▸ **Given task**
Write out word for word each line of the records, beginning at the first and stopping after the line with "import numpy as np". Leave the pictures out.

(Lines of data)
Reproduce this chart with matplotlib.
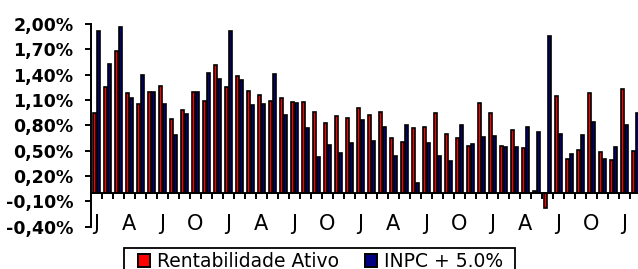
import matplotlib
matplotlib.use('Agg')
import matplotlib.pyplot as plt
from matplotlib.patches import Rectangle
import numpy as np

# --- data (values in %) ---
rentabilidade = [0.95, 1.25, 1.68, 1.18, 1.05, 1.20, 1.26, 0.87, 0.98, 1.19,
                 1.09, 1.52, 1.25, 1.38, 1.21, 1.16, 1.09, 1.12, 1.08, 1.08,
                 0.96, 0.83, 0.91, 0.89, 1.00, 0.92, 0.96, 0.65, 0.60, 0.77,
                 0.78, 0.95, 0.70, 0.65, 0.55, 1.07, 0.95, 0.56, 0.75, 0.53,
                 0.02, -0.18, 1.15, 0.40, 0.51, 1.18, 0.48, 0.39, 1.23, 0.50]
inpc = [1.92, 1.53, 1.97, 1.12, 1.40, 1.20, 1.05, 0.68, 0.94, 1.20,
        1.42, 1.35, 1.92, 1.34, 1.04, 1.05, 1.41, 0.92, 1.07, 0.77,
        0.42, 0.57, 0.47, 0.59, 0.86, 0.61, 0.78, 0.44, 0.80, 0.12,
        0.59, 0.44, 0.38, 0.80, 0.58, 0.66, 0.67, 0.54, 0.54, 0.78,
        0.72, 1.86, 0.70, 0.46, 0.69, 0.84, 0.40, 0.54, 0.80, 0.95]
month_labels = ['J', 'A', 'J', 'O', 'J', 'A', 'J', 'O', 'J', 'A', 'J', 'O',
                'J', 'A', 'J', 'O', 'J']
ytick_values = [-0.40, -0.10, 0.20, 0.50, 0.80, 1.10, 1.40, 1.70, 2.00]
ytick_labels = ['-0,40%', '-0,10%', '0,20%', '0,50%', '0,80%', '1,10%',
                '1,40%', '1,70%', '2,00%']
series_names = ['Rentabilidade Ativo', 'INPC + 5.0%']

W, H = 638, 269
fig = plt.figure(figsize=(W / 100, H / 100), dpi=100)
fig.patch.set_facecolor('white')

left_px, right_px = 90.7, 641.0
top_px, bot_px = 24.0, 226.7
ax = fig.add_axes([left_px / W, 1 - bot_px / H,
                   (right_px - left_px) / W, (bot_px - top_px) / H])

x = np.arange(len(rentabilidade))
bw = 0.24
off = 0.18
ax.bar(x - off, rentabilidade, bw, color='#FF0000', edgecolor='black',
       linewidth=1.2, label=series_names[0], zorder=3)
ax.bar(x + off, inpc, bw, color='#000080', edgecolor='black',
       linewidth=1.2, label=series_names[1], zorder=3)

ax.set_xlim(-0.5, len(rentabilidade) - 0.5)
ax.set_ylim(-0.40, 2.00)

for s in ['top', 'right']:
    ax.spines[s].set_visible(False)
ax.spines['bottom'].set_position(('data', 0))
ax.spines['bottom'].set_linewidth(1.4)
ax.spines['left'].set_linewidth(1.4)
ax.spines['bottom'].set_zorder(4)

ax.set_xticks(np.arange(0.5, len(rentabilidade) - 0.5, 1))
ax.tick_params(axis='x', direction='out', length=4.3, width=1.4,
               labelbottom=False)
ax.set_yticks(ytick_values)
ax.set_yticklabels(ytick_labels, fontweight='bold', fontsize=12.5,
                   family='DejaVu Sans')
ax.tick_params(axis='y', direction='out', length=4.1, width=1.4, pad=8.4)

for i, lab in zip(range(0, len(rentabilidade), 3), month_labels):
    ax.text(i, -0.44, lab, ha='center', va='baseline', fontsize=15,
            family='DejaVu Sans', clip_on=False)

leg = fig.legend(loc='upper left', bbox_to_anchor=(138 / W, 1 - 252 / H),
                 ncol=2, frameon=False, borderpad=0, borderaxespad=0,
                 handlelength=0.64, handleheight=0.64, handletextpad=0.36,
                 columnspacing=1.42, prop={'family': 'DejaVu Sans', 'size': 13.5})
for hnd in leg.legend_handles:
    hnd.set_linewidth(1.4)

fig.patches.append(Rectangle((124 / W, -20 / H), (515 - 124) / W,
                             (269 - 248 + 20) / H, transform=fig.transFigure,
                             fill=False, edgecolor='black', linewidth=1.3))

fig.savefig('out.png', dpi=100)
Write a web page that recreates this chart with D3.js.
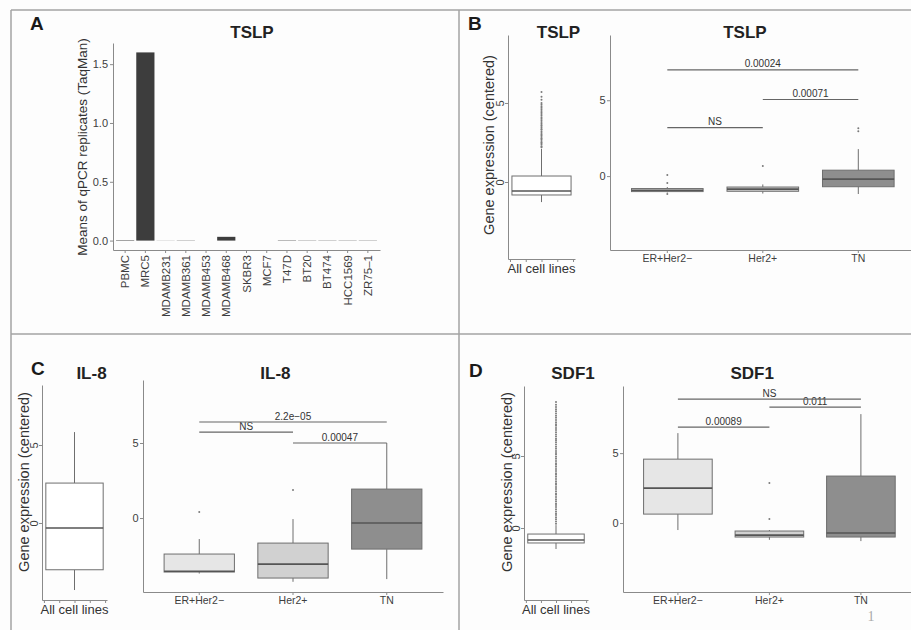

▸ **Answer to the problem**
Reproduce this chart with matplotlib.
import matplotlib
matplotlib.use('Agg')
import matplotlib.pyplot as plt
from matplotlib.patches import Rectangle
import numpy as np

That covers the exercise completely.